Mengakhiri konflik tidak cukup hanya dengan mendatangkan kedua belah pihak, ojek online dan offline. Pemda hendaknya juga melibatkan masyarakat baik yang pro maupun kontra dengan adanya gojek.

Untuk efisiensi, bisa dilakukan dengan survey. Tentunya, ditujukan kepada semua kalangan. Kalaupun harus memakai sampel, harus dipilah seobjektif mungkin. Hal ini dikarenakan oleh sesuatu yang kita anggap sepele bisa jadi sangat berarti bagi kalangan tersebut. Kepentingan masing-masing pihak berbeda, tergantung dengan sudut pandang.

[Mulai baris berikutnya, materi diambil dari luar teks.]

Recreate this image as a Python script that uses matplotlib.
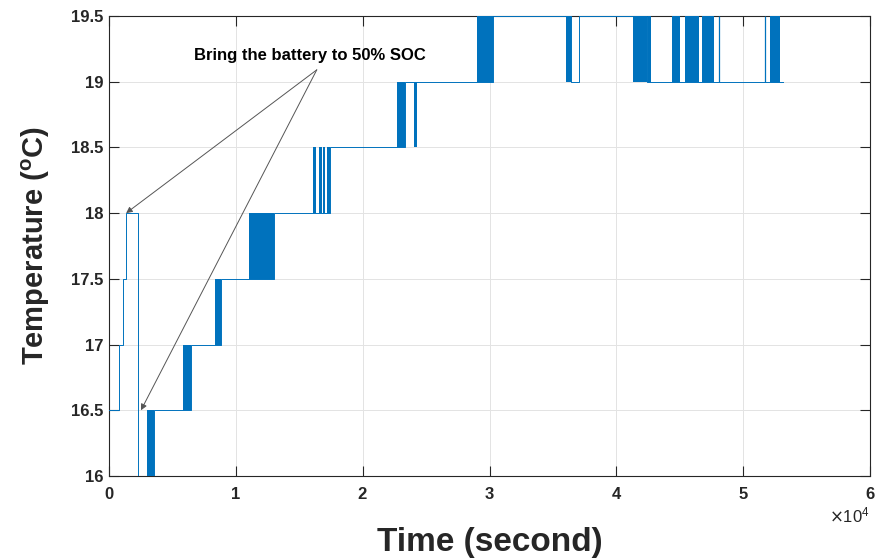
import matplotlib
matplotlib.use("Agg")
import matplotlib.pyplot as plt
from matplotlib.ticker import MultipleLocator, ScalarFormatter

plt.rcParams["font.family"] = ["Liberation Sans Narrow", "Liberation Sans", "DejaVu Sans"]

# temperature level changes of the cell (time in s, temperature in degC)
step_times = [0, 800, 1100, 1350, 2300, 3520, 6440, 8810, 12990, 17400,
              23340, 30300, 36420, 37030, 42380, 53120]
step_temps = [16.5, 17, 17.5, 18, 16, 16.5, 17, 17.5, 18, 18.5,
              19, 19.5, 19, 19.5, 19, 19]

# intervals where the sensor toggles quickly between two adjacent levels
chatter_start = [3000, 5830, 8360, 11060, 16110, 16560, 16900, 17190, 22730, 24070,
                 28990, 36030, 41340, 42500, 44360, 45410, 46780, 52110]
chatter_end = [3520, 6440, 8810, 12990, 16320, 16770, 17050, 17400, 23340, 24280,
               30300, 36420, 42380, 42710, 45020, 46520, 47720, 52900]
chatter_low = [16, 16.5, 17, 17.5, 18, 18, 18, 18, 18.5, 18.5,
               19, 19, 19, 19, 19, 19, 19, 19]

# single short spikes 19 -> 19.5
spike_times = [48120, 51720]

# arrows from the note to the two 50% SOC points
note_xy = (16380, 19.09)
arrow_heads = [(1350, 18.0), (2520, 16.5)]

blue = "#0072BD"

fig = plt.figure(figsize=(8.75, 5.58), dpi=100)
ax = fig.add_axes([0.1246, 0.147, 0.8697, 0.8244])

ax.step(step_times, step_temps, where="post", color=blue, lw=0.7, zorder=3)

widths = [e - s for s, e in zip(chatter_start, chatter_end)]
ax.bar(chatter_start, [0.5] * len(widths), width=widths, bottom=chatter_low,
       align="edge", color=blue, linewidth=0, zorder=3)
ax.vlines(spike_times, 19, 19.5, color=blue, lw=0.9, zorder=3)

ax.text(15850, 19.2, "Bring the battery to 50% SOC", ha="center", va="center",
        fontsize=12, fontweight="bold", color="black")
for head in arrow_heads:
    ax.annotate("", xy=head, xytext=note_xy,
                arrowprops=dict(arrowstyle="-|>", color="#555555", lw=0.7,
                                mutation_scale=9, shrinkA=0, shrinkB=0))

ax.set_xlim(0, 60000)
ax.set_ylim(16, 19.5)
ax.xaxis.set_major_locator(MultipleLocator(10000))
ax.yaxis.set_major_locator(MultipleLocator(0.5))

fmt = ScalarFormatter(useMathText=True)
fmt.set_powerlimits((4, 4))
ax.xaxis.set_major_formatter(fmt)
ax.yaxis.set_major_formatter(plt.FuncFormatter(lambda v, p: f"{v:g}"))

ax.grid(True, color="#e3e3e3", lw=0.7)
ax.set_axisbelow(True)
ax.tick_params(direction="in", length=7, width=0.8, top=True, right=True,
               labelsize=12, colors="#262626")
ax.tick_params(axis="x", pad=7)
ax.tick_params(axis="y", pad=4)
for lab in ax.get_xticklabels() + ax.get_yticklabels():
    lab.set_fontweight("bold")
ax.xaxis.get_offset_text().set_fontsize(12)
ax.xaxis.get_offset_text().set_family(["Liberation Sans", "DejaVu Sans"])
for sp in ax.spines.values():
    sp.set_color("#262626")
    sp.set_linewidth(0.8)

ax.set_xlabel("Time (second)", fontsize=24, fontweight="bold", color="#262626", labelpad=18)
ax.set_ylabel(r"Temperature ($^\mathregular{o}$C)", fontsize=21, fontweight="bold",
              family=["Liberation Sans", "DejaVu Sans"], color="#262626", labelpad=14)

fig.savefig("out.png", dpi=100)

Cara paling mudah dalam melakukan survey adalah dengan menggandeng salah satu penyedia layanan komunikasi dan lembaga riset. Penyedia layanan komunikasi (provider) diikutkan untuk proses yang cepat, sedangan lembaga riset untuk hasil yang tepat. Ini seperti e-voting, tetapi bukan sekedar menjawab setuju atau tidak, melainkan juga bisa ditambahi alasan yang logis. 

Setelah data diperoleh, interpretasi data hendaknya dilakukaan oleh profesional yang tidak memiliki kepentingan. Dengan demikian, solusi yang terbentuk dari hasil survey benar-benar murni dari aspirasi warga Solo pada khususnya dan warga perantauan pada umumnya.